New York has become the first state in the US to lay down regulations and rules for the trade of virtual currency including Bitcoin.
The New York Department of Financial Services (DFS) released the new rules on Wednesday. Outlined by Benjamin M. Lawsky, Superintendent of Financial Services, the new regulations will affect traders which accept, sell or buy virtual currency.
The rules have been formed after a two-year long investigation into cryptocurrency. The "BitLicense" regulations (.PDF) contain consumer protection, anti-money laundering compliance and cybersecurity rules tailored for companies using virtual currency, including Bitcoin.
At the BITS Emerging Payments Forum in Washington, DC on Wednesday, Lawsky said digital currency highlights the dynamic nature of financial markets and technology, and the pace of change is only doing to accelerate in the years to come. As a result, "regulators need to be ready to meet that challenge."
"We have a responsibility to regulate new financial products in order to help protect consumers and root out illicit activity. That is the bread and butter job of a financial regulator," Lawsky said.
"However, by the same token, we should not react so harshly that we doom promising new technologies before they get out of the cradle."
Lawsky noted that attempts to ban Bitcoin would likely fail, as banning computer code is nigh-on impossible. Instead, the financial regulator said the key is balancing the protection of consumers, the reduction of fraud and still permitting innovation breathing space.
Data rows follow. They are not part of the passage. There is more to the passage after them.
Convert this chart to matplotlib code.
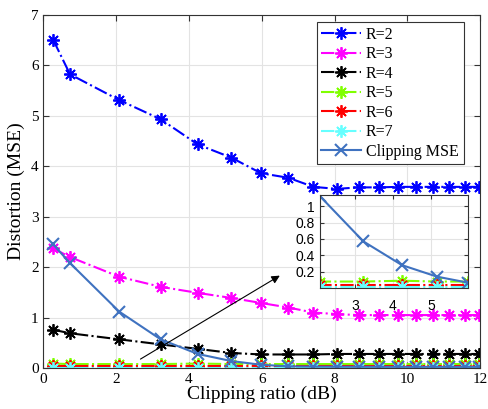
import matplotlib
matplotlib.use('Agg')
import matplotlib.pyplot as plt

# clipping ratio in dB
clip_db = [0.27, 0.73, 2.08, 3.22, 4.24, 5.16, 5.98, 6.73, 7.42, 8.06,
           8.66, 9.22, 9.74, 10.24, 10.70, 11.15, 11.57, 11.98]

r2 = [6.50, 5.82, 5.31, 4.93, 4.43, 4.17, 3.86, 3.77, 3.59, 3.55,
      3.58, 3.58, 3.59, 3.59, 3.59, 3.59, 3.59, 3.59]
r3 = [2.37, 2.20, 1.81, 1.61, 1.49, 1.39, 1.29, 1.20, 1.10, 1.07,
      1.05, 1.05, 1.05, 1.05, 1.05, 1.05, 1.05, 1.05]
r4 = [0.76, 0.69, 0.57, 0.47, 0.38, 0.30, 0.27, 0.27, 0.27, 0.28,
      0.28, 0.28, 0.28, 0.28, 0.28, 0.28, 0.28, 0.28]
r5 = [0.09, 0.08, 0.08, 0.08, 0.09, 0.08, 0.08, 0.08, 0.08, 0.08,
      0.08, 0.08, 0.08, 0.08, 0.08, 0.08, 0.08, 0.08]
r6 = [0.035] * 18
r7 = [0.01] * 18
clip_mse = [2.45, 2.08, 1.12, 0.57, 0.28, 0.14, 0.066, 0.035, 0.03, 0.028,
            0.027, 0.026, 0.025, 0.025, 0.025, 0.025, 0.025, 0.025]

series = [('R=2', r2, '#0000ff'), ('R=3', r3, '#ff00ff'),
          ('R=4', r4, '#000000'), ('R=5', r5, '#80ff00'),
          ('R=6', r6, '#ff0000'), ('R=7', r7, '#66ffff')]
clip_color = '#3f72c0'
star = (8, 2, 0)

plt.rcParams['font.family'] = ['Liberation Serif', 'DejaVu Serif']
plt.rcParams['mathtext.default'] = 'regular'

fig = plt.figure(figsize=(4.88, 4.09), dpi=100)
ax = fig.add_axes([0.089, 0.100, 0.895, 0.864])

for name, vals, col in series:
    ax.plot(clip_db, vals, linestyle='-.', color=col, lw=1.5,
            marker=star, ms=9, mec=col, mew=1.3, label=name)
ax.plot(clip_db, clip_mse, '-', color=clip_color, lw=1.5,
        marker='x', ms=8, mew=1.5, label='Clipping MSE')

ax.set_xlim(0, 12)
ax.set_ylim(0, 7)
ax.set_xticks(range(0, 13, 2))
ax.set_yticks(range(0, 8))
ax.grid(True, color='#e3e3e3', lw=0.8)
ax.set_axisbelow(True)
ax.tick_params(direction='in', top=True, right=True, labelsize=11,
               length=4, color='#333333')
for s in ax.spines.values():
    s.set_color('#333333')
    s.set_linewidth(0.8)
ax.set_xlabel('Clipping ratio (dB)', fontsize=14, labelpad=0)
ax.set_ylabel('Distortion (MSE)', fontsize=14, labelpad=4)

leg = ax.legend(loc='upper right', bbox_to_anchor=(0.962, 0.980),
                borderaxespad=0, fontsize=11.5, handlelength=2.5,
                handletextpad=0.3, borderpad=0.3, labelspacing=0.22,
                fancybox=False, framealpha=1, edgecolor='#333333')
leg.get_frame().set_linewidth(0.8)

ax.annotate('', xy=(6.56, 1.86), xytext=(2.6, 0.15),
            arrowprops=dict(arrowstyle='-|>', color='black', lw=0.8,
                            mutation_scale=12))

# zoomed inset
ins = fig.add_axes([0.656, 0.2956, 0.303, 0.2274])
for name, vals, col in series[3:]:
    ins.plot(clip_db, vals, linestyle='-.', color=col, lw=1.5,
             marker=star, ms=9, mec=col, mew=1.3)
ins.plot(clip_db, clip_mse, '-', color=clip_color, lw=1.5,
         marker='x', ms=8, mew=1.5)
ins.set_xlim(2.08, 5.98)
ins.set_ylim(0, 1.135)
ins.set_xticks([3, 4, 5])
ins.set_yticks([0.2, 0.4, 0.6, 0.8, 1.0])
ins.set_yticklabels(['0.2', '0.4', '0.6', '0.8', '1'])
ins.grid(True, color='#e3e3e3', lw=0.8)
ins.set_axisbelow(True)
ins.tick_params(direction='in', top=True, right=True, labelsize=10,
                length=3, pad=4, color='#333333')
ins.tick_params(axis='x', pad=8)
for lab in ins.get_xticklabels() + ins.get_yticklabels():
    lab.set_family(['Liberation Sans', 'DejaVu Sans'])
for s in ins.spines.values():
    s.set_color('#333333')
    s.set_linewidth(0.8)

fig.savefig('out.png', dpi=100)
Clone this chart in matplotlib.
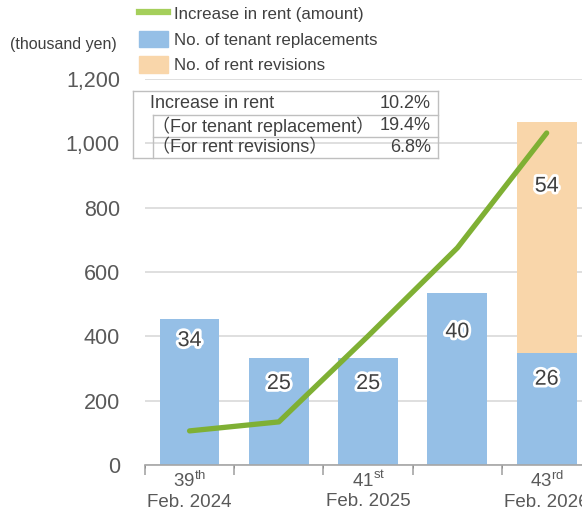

If companies use virtual currency and are holding on to customer funds, they need to apply for a license. However, app developers who are developing software do not need to -- as the department will not need to act as a financial intermediary. Lawsky commented:
"There is a basic bargain that when a financial company is entrusted with safeguarding customer funds and receives a license from the state to do so -- it accepts the need for heightened regulatory scrutiny to help ensure that a consumer's money does not just disappear into a black hole."
In addition, companies will need the approval of the financial regulator if they make substantial changes to their business models or products, as well as the inclusion of new controlling investors. However, they will not need permission before seeking funding through investment rounds or small software updates.
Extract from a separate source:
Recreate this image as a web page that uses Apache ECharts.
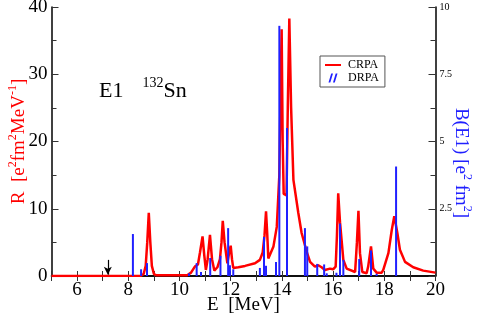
<!DOCTYPE html>
<html><head><meta charset="utf-8">
<script src="https://cdn.jsdelivr.net/npm/echarts@6/dist/echarts.min.js"></script>
<style>html,body{margin:0;padding:0;background:#fff}#c{width:479px;height:315px}</style>
</head><body><div id="c"></div>
<script>
// CRPA strength function R (e^2 fm^2 MeV^-1) vs E (MeV)
const crpaE = [5,8.5,8.6,8.68,8.74,8.8,8.86,8.92,9.0,9.1,10.3,10.45,10.6,10.72,10.8,10.9,10.97,11.03,11.1,11.19,11.27,11.36,11.48,11.58,11.64,11.69,11.76,11.87,11.94,12.0,12.05,12.1,12.3,12.56,12.95,13.14,13.25,13.32,13.38,13.43,13.47,13.67,13.8,13.9,13.96,13.99,14.03,14.07,14.18,14.23,14.29,14.36,14.45,14.64,14.77,14.97,15.1,15.29,15.42,15.55,15.68,15.88,16.0,16.1,16.15,16.2,16.27,16.33,16.4,16.53,16.86,16.93,16.99,17.05,17.14,17.31,17.37,17.48,17.57,17.7,17.9,17.96,18.16,18.29,18.39,18.51,18.61,18.81,19.13,19.52,20];
const crpaR = [0,0.05,0.3,1.5,5,9.4,5,1.5,0.3,0.1,0.1,0.5,1.4,1.7,3.5,5.9,3,0.9,2.5,6.1,2.5,0.8,1.3,2.5,5,8.2,5,1.9,3.5,4.5,2.5,1.2,1.3,1.5,1.9,2.4,3.5,6,9.6,6,2.6,4.4,7.3,15,30,36.7,20,12.2,12,25,38.3,25,14.3,9.4,6.4,3.6,2.1,1.4,1.6,1.3,0.9,1.1,1.0,1.4,6,12.3,8,5.4,2.4,1.1,0.6,5,9.7,3.4,0.6,0.4,1.4,4.4,1.1,0.5,0.5,0.9,3.4,6.8,8.9,6.4,3.9,2.1,1.3,0.8,0.5];
// DRPA discrete B(E1) (e^2 fm^2)
const drpaE = [8.18,8.5,8.73,10.37,10.67,10.84,11.2,11.6,11.9,11.97,12.1,13.14,13.3,13.38,13.77,13.9,14.2,14.9,14.99,15.38,15.65,15.75,16.13,16.27,16.4,17.02,17.48,17.7,18.46];
const drpaB = [1.56,0.25,0.48,0.1,0.48,0.15,0.67,0.75,1.78,0.4,0.25,0.3,1.45,0.38,0.52,9.3,5.5,1.78,1.1,0.45,0.43,0.1,0.12,1.95,0.6,0.63,0.95,0.08,4.07];
const xTicks = [6,8,10,12,14,16,18,20];
const leftTicks = [0,10,20,30,40];
const rightTicks = ['2.5','5','7.5','10'];

const SERIF = '"Liberation Serif","DejaVu Serif",serif';
const RED = '#ff0000', BLUE = '#2020ff';
const chart = echarts.init(document.getElementById('c'), null, {renderer:'canvas'});
chart.setOption({
  animation:false,
  backgroundColor:'#fff',
  grid:{left:51.5, right:43.5, top:7, bottom:39, containLabel:false, outerBoundsMode:'none'},
  legend:{
    orient:'vertical', left:320, top:56, itemGap:1, itemWidth:16, itemHeight:9,
    padding:[3,6,3,5], borderColor:'#555', borderWidth:1,
    textStyle:{fontFamily:SERIF, fontSize:12, color:'#000', padding:[0,0,0,2]},
    data:[
      {name:'CRPA', icon:'path://M0,4 L16,4 L16,6 L0,6 Z', itemStyle:{color:RED}},
      {name:'DRPA', icon:'path://M4,0 L6,0 L3,10 L1,10 Z M9,0 L11,0 L8,10 L6,10 Z', itemStyle:{color:BLUE}}
    ]
  },
  xAxis:[{
    type:'value', min:5, max:20, interval:1,
    axisLine:{lineStyle:{color:'#000', width:1.5}},
    axisTick:{inside:true, length:5, lineStyle:{color:'#333'}},
    splitLine:{show:false},
    axisLabel:{fontFamily:SERIF, fontSize:19, color:'#000', margin:5,
      formatter:v=> xTicks.indexOf(v)>=0 ? String(v) : ''},
    name:'E  [MeV]', nameLocation:'middle', nameGap:20, nameMoveOverlap:false,
    nameTextStyle:{fontFamily:SERIF, fontSize:19, color:'#000'}
  },{
    type:'value', position:'top', min:5, max:20, interval:1,
    axisLine:{show:true, lineStyle:{color:'#000', width:1.5}},
    axisTick:{inside:true, length:5, lineStyle:{color:'#333'}},
    axisLabel:{show:false}, splitLine:{show:false}
  }],
  yAxis:[{
    type:'value', min:0, max:40, interval:10,
    axisLine:{show:true, lineStyle:{color:'#000', width:1.5}},
    axisTick:{inside:true, length:7, lineStyle:{color:'#333'}},
    minorTick:{show:true, splitNumber:2, length:5, lineStyle:{color:'#333'}},
    splitLine:{show:false},
    axisLabel:{fontFamily:SERIF, fontSize:19, color:'#000', margin:4,
      formatter:v=> leftTicks.indexOf(v)>=0 ? String(v) : ''},
    name:'{m|R  [e}{s|2}{m|fm}{s|2}{m|MeV}{s|-1}{m|]}', nameLocation:'middle', nameGap:23, nameRotate:90, nameMoveOverlap:false,
    nameTextStyle:{color:RED, rich:{
      m:{fontFamily:SERIF, fontSize:19, color:RED, verticalAlign:'bottom', lineHeight:22},
      s:{fontFamily:SERIF, fontSize:12, color:RED, verticalAlign:'top', lineHeight:22}
    }}
  },{
    type:'value', min:0, max:10, interval:2.5, position:'right',
    axisLine:{show:true, lineStyle:{color:'#000', width:1.5}},
    axisTick:{inside:true, length:7, lineStyle:{color:'#333'}},
    minorTick:{show:true, splitNumber:2, length:5, lineStyle:{color:'#333'}},
    splitLine:{show:false},
    axisLabel:{fontFamily:SERIF, fontSize:10, color:'#000', margin:4,
      formatter:v=> rightTicks.indexOf(String(v))>=0 ? String(v) : ''}
  }],
  series:[{
    name:'CRPA', type:'line', xAxisIndex:0, yAxisIndex:0,
    data: crpaE.map((e,i)=>[e, crpaR[i]]),
    showSymbol:false, symbol:'none', smooth:false,
    lineStyle:{color:RED, width:2.5}, itemStyle:{color:RED}, z:3,
    markLine:{silent:true, symbol:['none','arrow'], symbolSize:[6,8],
      label:{show:false}, lineStyle:{color:'#000', width:1.2, type:'solid'},
      data:[[{coord:[7.2,2.4]},{coord:[7.2,0.2]}]]}
  },{
    name:'DRPA', type:'bar', xAxisIndex:0, yAxisIndex:1,
    data: drpaE.map((e,i)=>[e, drpaB[i]]),
    barWidth:2, barGap:'-100%', itemStyle:{color:BLUE}, z:4
  }],
  graphic:[{
    type:'text', left:99, top:76,
    style:{text:'{m|E1}{g| }{s|132}{m|Sn}', rich:{
      m:{fontFamily:SERIF, fontSize:22, fill:'#000', verticalAlign:'bottom', lineHeight:26},
      g:{fontFamily:SERIF, fontSize:22, width:19},
      s:{fontFamily:SERIF, fontSize:14, fill:'#000', verticalAlign:'top', lineHeight:26}
    }}
  },{
    type:'text', x:462, y:163, rotation:-Math.PI/2,
    style:{text:'{m|B(E1) [e}{s|2}{m| fm}{s|2}{m|]}', align:'center', verticalAlign:'middle', rich:{
      m:{fontFamily:SERIF, fontSize:19, fill:BLUE, verticalAlign:'bottom', lineHeight:22},
      s:{fontFamily:SERIF, fontSize:12, fill:BLUE, verticalAlign:'top', lineHeight:22}
    }}
  }]
});
</script></body></html>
"We have no interest in micro-managing minor app updates. We're not Apple," Lawsky told attendees.
The regulations have been drawn up in response to virtual currency being used for illegal activity -- such as for the trade and purchase of drugs and weapons on the now-defunct underground marketplace Silk Road, as well as cyberattacks which have taken place on cryptocurrency exchanges and resulting in the loss of customer funds.
Mt. Gox, once the dominant Bitcoin exchange on the web, closed its doors last year due to an alleged cyberattack. This rapid closure ended up costing consumers who traded in Bitcoin roughly $500 million.